>> BEGIN

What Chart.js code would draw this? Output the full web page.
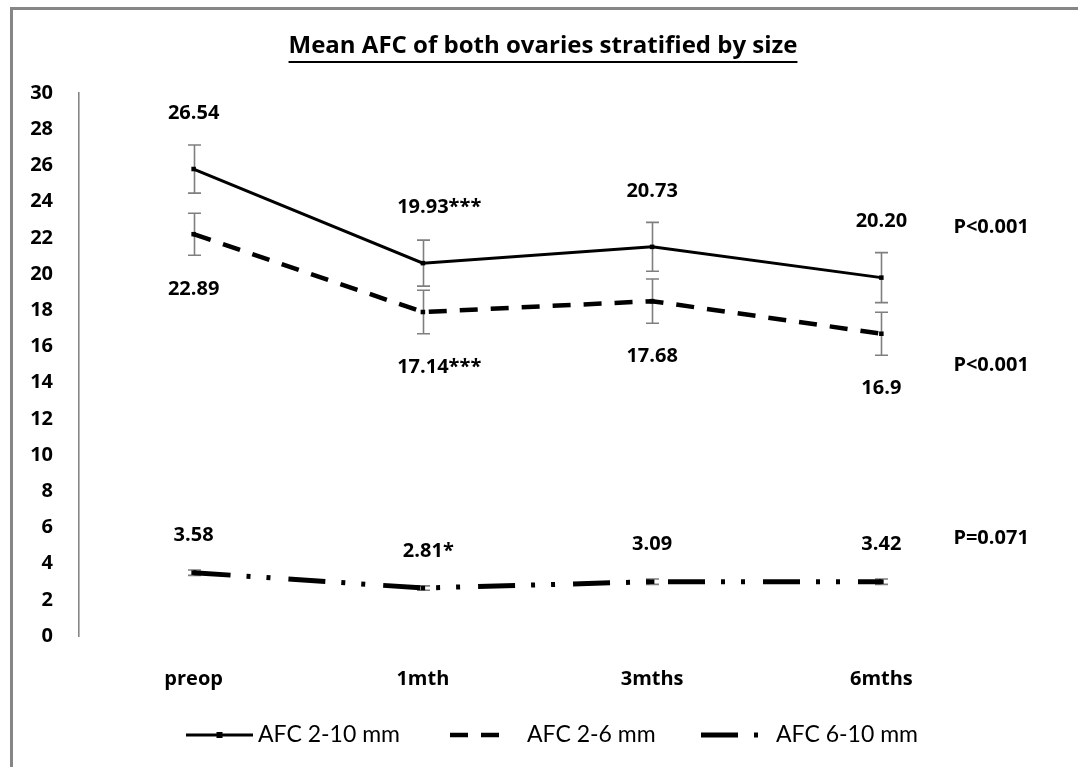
<!DOCTYPE html>
<html>
<head>
<meta charset="utf-8">
<title>Mean AFC of both ovaries stratified by size</title>
<script src="https://cdn.jsdelivr.net/npm/chart.js@4.4.1/dist/chart.umd.min.js"></script>
<style>
    html, body { margin: 0; padding: 0; background: #fff; }
    #wrap { width: 1078px; height: 767px; position: relative; }
</style>
</head>
<body>
<div id="wrap"><canvas id="afc"></canvas></div>
<script>
// Values (means plotted, error bar half-widths, printed labels).
const categories = ['preop', '1mth', '3mths', '6mths'];

const afc2to10 = [25.8, 20.6, 21.5, 19.8];
const afc2to6 = [22.2, 17.9, 18.5, 16.7];
const afc6to10 = [3.5, 2.65, 3.0, 3.0];

const err2to10 = [1.33, 1.27, 1.35, 1.38];
const err2to6 = [1.16, 1.2, 1.22, 1.19];
const err6to10 = [0.15, 0.12, 0.15, 0.15];

const labels2to10 = ['26.54', '19.93***', '20.73', '20.20'];
const labels2to6 = ['22.89', '17.14***', '17.68', '16.9'];
const labels6to10 = ['3.58', '2.81*', '3.09', '3.42'];

const pValues = ['P<0.001', 'P<0.001', 'P=0.071'];

const Y_MIN = 0;
const Y_MAX = 30;
const Y_STEP = 2;

const BOLD_FONT = '"Open Sans", Lato, sans-serif';
const LEGEND_FONT = 'Lato, "Open Sans", sans-serif';
const AXIS_GREY = '#868686';
const ERR_GREY = '#7f7f7f';

// Excel-ish line looks: solid, long dash, long dash-dot-dot
const SERIES_STYLE = [
    { width: 3, dash: [] },
    { width: 4.5, dash: [18, 13] },
    { width: 5, dash: [37, 16, 4, 16, 4, 18] }
];

// the frame, title, error bars, value labels, p-values and legend are drawn by small plugins
const framePlugin = {
    id: 'frame',
    beforeDraw(chart) {
        const ctx = chart.ctx;
        ctx.save();
        ctx.fillStyle = '#fff';
        ctx.fillRect(0, 0, chart.width, chart.height);
        ctx.strokeStyle = AXIS_GREY;
        ctx.lineWidth = 3;
        ctx.beginPath();
        ctx.moveTo(11.5, chart.height);
        ctx.lineTo(11.5, 8.5);
        ctx.lineTo(chart.width, 8.5);
        ctx.stroke();
        ctx.restore();
    }
};

const titlePlugin = {
    id: 'ulTitle',
    afterDraw(chart, args, opts) {
        const ctx = chart.ctx;
        ctx.save();
        ctx.font = 'bold 24px ' + BOLD_FONT;
        ctx.fillStyle = '#000';
        ctx.textAlign = 'center';
        ctx.textBaseline = 'alphabetic';
        ctx.fillText(opts.text, opts.x, opts.y);
        const w = ctx.measureText(opts.text).width;
        ctx.fillRect(opts.x - w / 2, opts.y + 8, w, 2);
        ctx.restore();
    }
};

const errorBarPlugin = {
    id: 'errorBars',
    beforeDatasetsDraw(chart, args, opts) {
        const ctx = chart.ctx;
        const y = chart.scales.y;
        ctx.save();
        ctx.strokeStyle = ERR_GREY;
        ctx.lineWidth = 1.6;
        chart.data.datasets.forEach((ds, di) => {
            const errs = opts.errors[di];
            chart.getDatasetMeta(di).data.forEach((pt, i) => {
                const top = y.getPixelForValue(ds.data[i] + errs[i]);
                const bot = y.getPixelForValue(ds.data[i] - errs[i]);
                const x = Math.round(pt.x) + 0.5;
                ctx.beginPath();
                ctx.moveTo(x, top);
                ctx.lineTo(x, bot);
                ctx.moveTo(x - 6.5, top);
                ctx.lineTo(x + 6.5, top);
                ctx.moveTo(x - 6.5, bot);
                ctx.lineTo(x + 6.5, bot);
                ctx.stroke();
            });
        });
        ctx.restore();
    }
};

const valueLabelPlugin = {
    id: 'valueLabels',
    afterDatasetsDraw(chart, args, opts) {
        const ctx = chart.ctx;
        ctx.save();
        ctx.font = 'bold 20px ' + BOLD_FONT;
        ctx.fillStyle = '#000';
        ctx.textBaseline = 'middle';
        ctx.textAlign = 'left';
        chart.data.datasets.forEach((ds, di) => {
            const texts = opts.labels[di];
            chart.getDatasetMeta(di).data.forEach((pt, i) => {
                const t = texts[i];
                // centre the number itself, let the stars hang to the right
                const num = t.replace(/\*+$/, '');
                const w = ctx.measureText(num).width;
                ctx.fillText(t, pt.x - w / 2, pt.y + opts.offsets[di]);
            });
            // p-value beside the last point of the series
            const last = chart.getDatasetMeta(di).data[ds.data.length - 1];
            ctx.fillText(opts.pValues[di], last.x + 72, last.y + opts.pOffsets[di]);
        });
        ctx.restore();
    }
};

const legendPlugin = {
    id: 'lineLegend',
    afterDraw(chart, args, opts) {
        const ctx = chart.ctx;
        ctx.save();
        ctx.font = '23px ' + LEGEND_FONT;
        ctx.textBaseline = 'middle';
        ctx.textAlign = 'left';
        opts.items.forEach((it, di) => {
            const ds = chart.data.datasets[di];
            const yy = opts.y;
            ctx.strokeStyle = '#000';
            ctx.lineWidth = ds.borderWidth;
            ctx.setLineDash(ds.borderDash || []);
            ctx.beginPath();
            ctx.moveTo(it.x0, yy);
            ctx.lineTo(it.x1, yy);
            ctx.stroke();
            ctx.setLineDash([]);
            if (di === 0) {
                ctx.fillStyle = '#000';
                const mx = (it.x0 + it.x1) / 2;
                ctx.fillRect(mx - 3, yy - 3, 6, 6);
            }
            ctx.fillStyle = '#000';
            ctx.fillText(ds.label, it.tx, yy);
        });
        ctx.restore();
    }
};

function makeDataset(label, data, idx) {
    const st = SERIES_STYLE[idx];
    return {
        label,
        data,
        borderColor: '#000',
        backgroundColor: '#000',
        borderWidth: st.width,
        borderDash: st.dash,
        borderCapStyle: 'butt',
        tension: 0,
        fill: false,
        pointStyle: 'rect',
        pointRadius: 3.2,
        pointBorderWidth: 0,
        pointBackgroundColor: '#000'
    };
}

new Chart(document.getElementById('afc'), {
    type: 'line',
    data: {
        labels: categories,
        datasets: [
            makeDataset('AFC 2-10 mm', afc2to10, 0),
            makeDataset('AFC 2-6 mm', afc2to6, 1),
            makeDataset('AFC 6-10 mm', afc6to10, 2)
        ]
    },
    plugins: [framePlugin, errorBarPlugin, valueLabelPlugin, titlePlugin, legendPlugin],
    options: {
        responsive: true,
        maintainAspectRatio: false,
        animation: false,
        devicePixelRatio: 1,
        layout: { padding: { top: 93, right: 82, bottom: 76, left: 0 } },
        scales: {
            x: {
                offset: true,
                grid: { display: false, drawTicks: false },
                border: { display: false },
                ticks: { color: '#000', font: { family: BOLD_FONT, size: 20, weight: 'bold' }, padding: 31 },
                afterFit(scale) { scale.height = 55; }
            },
            y: {
                min: Y_MIN,
                max: Y_MAX,
                grid: { display: false, drawTicks: false },
                border: { display: true, color: AXIS_GREY, width: 1.6 },
                ticks: {
                    stepSize: Y_STEP,
                    color: '#000',
                    font: { family: BOLD_FONT, size: 20, weight: 'bold' },
                    padding: 26
                },
                afterFit(scale) { scale.width = 79; }
            }
        },
        plugins: {
            legend: { display: false },
            tooltip: { enabled: false },
            ulTitle: { text: 'Mean AFC of both ovaries stratified by size', x: 543, y: 53 },
            errorBars: { errors: [err2to10, err2to6, err6to10] },
            valueLabels: {
                labels: [labels2to10, labels2to6, labels6to10],
                offsets: [-56, 55, -37],
                pValues,
                pOffsets: [-50, 32, -43]
            },
            lineLegend: {
                y: 735,
                items: [
                    { x0: 186, x1: 253, tx: 258 },
                    { x0: 450, x1: 504, tx: 527 },
                    { x0: 701, x1: 760, tx: 776 }
                ]
            }
        }
    }
});
</script>
</body>
</html>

>> END

:: Instructions for the task ::
Write out an exact copy of the listing, first line through the line containing "const Y_STEP = 2;", with the pictures left out.

:: Answer to the exercise ::
What Chart.js code would draw this? Output the full web page.
<!DOCTYPE html>
<html>
<head>
<meta charset="utf-8">
<title>Mean AFC of both ovaries stratified by size</title>
<script src="https://cdn.jsdelivr.net/npm/chart.js@4.4.1/dist/chart.umd.min.js"></script>
<style>
    html, body { margin: 0; padding: 0; background: #fff; }
    #wrap { width: 1078px; height: 767px; position: relative; }
</style>
</head>
<body>
<div id="wrap"><canvas id="afc"></canvas></div>
<script>
// Values (means plotted, error bar half-widths, printed labels).
const categories = ['preop', '1mth', '3mths', '6mths'];

const afc2to10 = [25.8, 20.6, 21.5, 19.8];
const afc2to6 = [22.2, 17.9, 18.5, 16.7];
const afc6to10 = [3.5, 2.65, 3.0, 3.0];

const err2to10 = [1.33, 1.27, 1.35, 1.38];
const err2to6 = [1.16, 1.2, 1.22, 1.19];
const err6to10 = [0.15, 0.12, 0.15, 0.15];

const labels2to10 = ['26.54', '19.93***', '20.73', '20.20'];
const labels2to6 = ['22.89', '17.14***', '17.68', '16.9'];
const labels6to10 = ['3.58', '2.81*', '3.09', '3.42'];

const pValues = ['P<0.001', 'P<0.001', 'P=0.071'];

const Y_MIN = 0;
const Y_MAX = 30;
const Y_STEP = 2;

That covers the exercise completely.